I shall make no comments but leave it to the opinions of yourself and the Gentlemen of the legislature whether such a man is fit to command in a part of the State immediately the object of the Enemy’s attention and in which the most vigorous measures ought to be pursued. If you would only direct him to obey Genl. Forman as a Senior Officer, much good to the service would result from it.
I had been more than commonly pressing with Genl. Newcomb to assemble men at Red Bank, because I found by letters from Genl. Forman that scarce any part of the 2000 men ordered under his command to the reinforcement of this Army were from a variety of circumstances to be expected and therefore I should be able to afford less assistance of Continental Troops to that valuable post.
Col. Dayton will inform you of the reduction of the Regiments of your State in point of numbers and of the distress which they will labor under for want of necessaries unless some measures can be fallen upon for supplying them. These are matters which deserve your most serious consideration and which I recommend to your attention.

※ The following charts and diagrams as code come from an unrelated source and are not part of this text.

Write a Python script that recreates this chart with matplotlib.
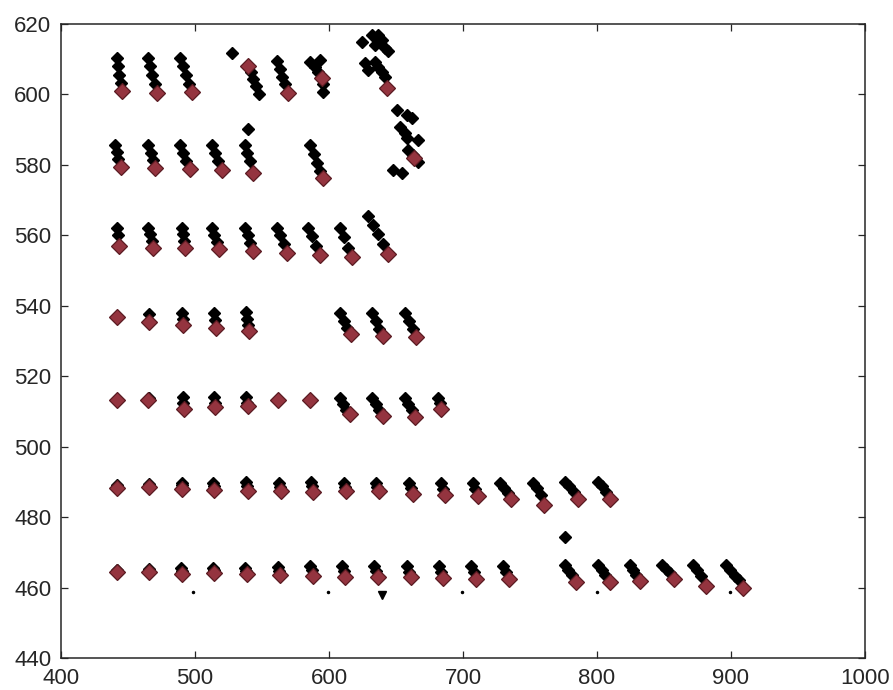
import numpy as np
import matplotlib
matplotlib.use("Agg")
from matplotlib import pyplot as plt

plt.rcParams['font.family'] = ['Liberation Sans', 'DejaVu Sans']

# tracked positions per grid row (black = intermediate, red = final)
row_464_black = [(442, 465.0), (466, 465.3), (489.5, 465.5), (490, 464.8), (513.5, 465.6), (514, 465.0),
                 (537.5, 465.6), (538, 464.8), (562, 465.8), (562.8, 464.8), (586, 466.0), (587, 465.0),
                 (610, 466.0), (611, 464.8), (633.5, 466.0), (635, 464.8), (658, 466.0), (659.5, 464.5),
                 (682, 466.0), (683.5, 464.5), (706, 466.0), (708, 464.5), (730, 466.2), (732, 464.5),
                 (776, 466.4), (778.5, 465.0), (781, 463.5), (801, 466.4), (803.5, 465.0), (806, 463.5),
                 (824.5, 466.4), (827, 465.0), (829.5, 463.5), (848.5, 466.4), (851.5, 465.2), (854.5, 464.0),
                 (872, 466.4), (875, 465.0), (878, 463.2), (896.5, 466.4), (899.5, 465.0), (903, 463.3),
                 (906, 462.0), (776, 474.4)]
row_464_red = [(442, 464.3), (466, 464.4), (490, 463.8), (514, 464.0), (538.5, 463.8), (563.5, 463.5),
               (588, 463.2), (612, 463.0), (636.5, 463.0), (661, 463.0), (685, 462.8), (710, 462.5),
               (734, 462.5), (784.5, 461.5), (809.5, 461.5), (832, 461.8), (857.5, 462.5), (881.5, 460.5),
               (909, 460.0)]

row_488_black = [(442, 489.2), (466, 489.3), (490, 489.8), (490.3, 489.0), (513.8, 489.8), (514.2, 488.8),
                 (538, 490.0), (538.8, 488.8), (562.5, 489.6), (563.5, 488.5), (586.5, 490.0), (587.2, 488.8),
                 (611, 489.6), (612, 488.5), (634.8, 489.6), (636, 488.5), (659.5, 489.8), (661, 488.2),
                 (683.5, 489.8), (685, 488.0), (707.5, 489.8), (709.2, 488.0), (727.6, 489.6), (730.5, 488.3),
                 (733.5, 486.8), (752.5, 489.8), (755.2, 488.3), (758, 486.3), (776, 490.0), (779, 488.8),
                 (782.5, 487.0), (801, 490.0), (804, 488.8), (807, 487.0)]
row_488_red = [(442, 488.2), (466, 488.5), (490.5, 488.0), (514.5, 487.8), (539.5, 487.5), (564.5, 487.5),
               (588, 487.0), (613, 487.3), (637, 487.3), (662.5, 486.5), (686.8, 486.3), (711, 486.0),
               (736, 485.0), (760.8, 483.5), (785.8, 485.0), (809.5, 485.0)]

row_512_black = [(465.5, 513.8), (491, 514.2), (491.3, 512.5), (514.2, 514.2), (514.6, 512.5),
                 (538.3, 514.2), (539, 512.5), (608.2, 513.9), (610.8, 512.0), (613, 510.5),
                 (632, 513.9), (634.8, 512.0), (637.5, 510.3), (656.7, 513.9), (659.2, 512.0),
                 (661.8, 510.3), (681.6, 513.7), (682.5, 512.3)]
row_512_red = [(441.6, 513.3), (465.2, 513.3), (491.5, 510.8), (515, 511.3), (539.5, 511.5), (562.2, 513.3),
               (585.8, 513.3), (615.5, 509.3), (640.3, 508.8), (664, 508.3), (683.3, 510.8)]

row_536_black = [(465.8, 537.6), (490.5, 537.9), (491, 536.3), (514.2, 537.9), (514.8, 536.0),
                 (538, 538.3), (538.8, 536.2), (539.8, 534.5), (608.2, 537.9), (611, 535.8), (613.8, 533.8),
                 (631.9, 537.9), (634.8, 535.8), (637.6, 533.5), (656.7, 537.9), (659.6, 535.6),
                 (662.5, 533.3)]
row_536_red = [(441.6, 536.9), (466, 535.5), (491.3, 534.5), (515.5, 533.8), (540.5, 532.8), (616.5, 532.0),
               (640.3, 531.5), (665.2, 531.2)]

row_558_black = [(441.6, 562.0), (442.5, 560.0), (465.2, 562.0), (466.5, 560.5), (467.8, 558.5),
                 (490.1, 562.0), (490.8, 560.5), (491.5, 558.5), (512.5, 562.2), (514.3, 560.2),
                 (516.2, 558.2), (537.3, 562.2), (539.3, 560.0), (541.3, 557.8), (561, 562.2),
                 (563.5, 560.0), (566.5, 557.5), (584.6, 562.0), (587.2, 559.8), (590.3, 557.0),
                 (608.2, 562.0), (611, 559.5), (614, 556.5), (629.3, 565.5), (633, 563.0), (636.5, 560.5),
                 (640, 557.5)]
row_558_red = [(443.3, 557.0), (469, 556.5), (492.3, 556.5), (518, 556.0), (543.2, 555.5), (569, 555.0),
               (593.3, 554.3), (616.9, 553.8), (644, 554.8)]

row_581_black = [(440.3, 585.7), (441.5, 583.8), (442.8, 581.8), (465.2, 585.7), (466.8, 583.5),
                 (468.3, 581.3), (488.8, 585.7), (491, 583.5), (493.5, 581.0), (512.5, 585.7),
                 (514.8, 583.3), (517.3, 581.0), (539.8, 590.1), (537.3, 585.7), (539, 583.5), (541, 581.0),
                 (585.8, 585.7), (588.5, 583.0), (591.3, 580.5), (593.5, 578.2),
                 (650.5, 595.6), (658, 594.2), (661.7, 593.2), (653, 590.9), (656.7, 589.0), (658, 587.6),
                 (666.6, 587.1), (659.2, 584.2), (662.9, 582.8), (666.6, 580.9), (648, 578.6), (654.3, 577.6)]
row_581_red = [(444.5, 579.5), (470, 579.2), (496, 578.8), (519.8, 578.5), (543.3, 577.8), (595.5, 576.2),
               (663.5, 582.0)]

row_605_black = [(441.6, 610.3), (442.5, 608.0), (443.5, 605.5), (444.5, 603.3), (465.2, 610.3),
                 (466.5, 608.0), (468, 605.5), (469.8, 603.0), (488.8, 610.3), (490.8, 608.0), (493, 605.5),
                 (495.3, 603.0), (527.4, 611.7), (541.5, 606.5), (543.5, 604.5), (545.5, 602.5),
                 (547.8, 600.0), (561.2, 609.5), (563.2, 607.3), (565.3, 605.0), (567.3, 603.0),
                 (585.8, 609.3), (593.3, 609.8), (589.6, 607.9), (592, 606.5), (595.5, 603.0), (595.7, 600.8),
                 (624.4, 615.0), (631.9, 616.9), (636.8, 616.9), (639.3, 615.5), (634.3, 614.0),
                 (641.8, 613.1), (644.3, 612.2), (626.9, 608.8), (629.3, 607.0), (634.3, 609.3),
                 (636.8, 607.9), (639.3, 606.5), (641.8, 605.0)]
row_605_red = [(445.3, 601.0), (471.4, 600.5), (497.5, 600.8), (539.8, 608.2), (569.3, 600.5),
               (594.5, 604.6), (643.5, 601.7)]

# stray detections below the bottom row
stray_dots = [(498.7, 458.7), (599.5, 458.8), (699, 458.8), (800, 458.8), (899, 458.8)]
stray_tri = [(639.5, 458.0)]

black = np.array(row_464_black + row_488_black + row_512_black + row_536_black
                 + row_558_black + row_581_black + row_605_black)
red = np.array(row_464_red + row_488_red + row_512_red + row_536_red
               + row_558_red + row_581_red + row_605_red)
dots = np.array(stray_dots)
tri = np.array(stray_tri)

fig = plt.figure(figsize=(8.93, 6.90), dpi=100)
ax = fig.add_axes([0.0683, 0.0464, 0.9003, 0.9188])

ax.plot(black[:, 0], black[:, 1], 'D', color='black', ms=6.3, mec='black', mew=1.0, ls='none')
ax.plot(red[:, 0], red[:, 1], 'D', color='#94343f', ms=7.8, mec='#5a1b22', mew=0.9, ls='none')
ax.plot(dots[:, 0], dots[:, 1], '.', color='black', ms=3, ls='none')
ax.plot(tri[:, 0], tri[:, 1], 'v', color='black', ms=6, ls='none')

ax.set_xlim(400, 1000)
ax.set_ylim(440, 620)
ax.set_xticks(np.arange(400, 1001, 100))
ax.set_yticks(np.arange(440, 621, 20))
ax.tick_params(direction='in', top=True, right=True, length=5, width=0.9, color='#262626',
               labelsize=16, labelcolor='#262626', pad=7)
for s in ax.spines.values():
    s.set_linewidth(1.1)
    s.set_color('#262626')

plt.savefig('out.png', dpi=100)
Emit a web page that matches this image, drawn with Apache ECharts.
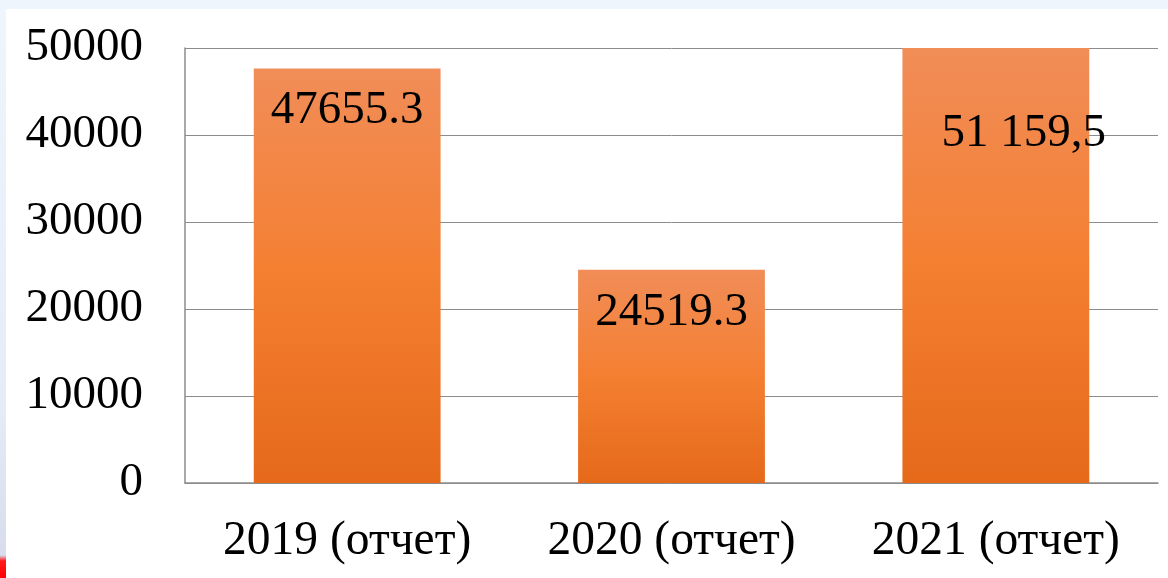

It is in vain to think of filling up your Regiments by the common mode of inlistment while the pernicious practice of hiring substitutes for the Militia prevails, for what man will engage to serve during the War for a Bounty of twenty dollars, where he can get twice as much for serving one month in the militia. Some of the Eastern States and Virginia have adopted the mode of drafting, and I am told it succeeds, and was the practice universal the people would not think it a hardship. I do not mention this by way of dictating to or directing you; I only do it to shew what has been found to answer the end in other States. I am confident that could we ever be happy enough to fill the Continental Regt. we should never have occasion to trouble the Militia again.
Circumscribed as we are in our importations from abroad, the Cloathier General finds it impossible to comply with the full demands of the whole Army. It therefore becomes incumbent upon the different States to endeavor to procure the most material articles of Blankets, shoes and Stockings, at this inclement season, and I am convinced if assessments of these things were laid upon those only who do not perform military service, enough might be found to make the troops comfortable. I have repeatedly sent out Officers to make Collections, but they either do it partially or neglect it wholly; I must therefore entreat you to lay this matter before your legislature as early as possible, and press them to make provision in such way as seems to them most likely to answer the end. I have, &c.1
[1 ]“I am favored with yours of the 27th ulto. and am glad to find that the enemy have fallen entirely down to New York. By their doing this, and sending away a reinforcement to General Howe, it is evident that they have done with all thoughts of attempting any thing further to the Northward. Having lost one army, it is certainly their interest and intention to make the other as respectable as possible, and as their force is now nearly drawn together at one point, in Philadelphia, it is undoubtedly our plan to endeavor by an union of our forces to destroy General Howe.”—Washington to Putnam, 4 November, 1777. To keep as large a body of the British at New York as possible, Washington directed General Dickinson to make a feint in that direction.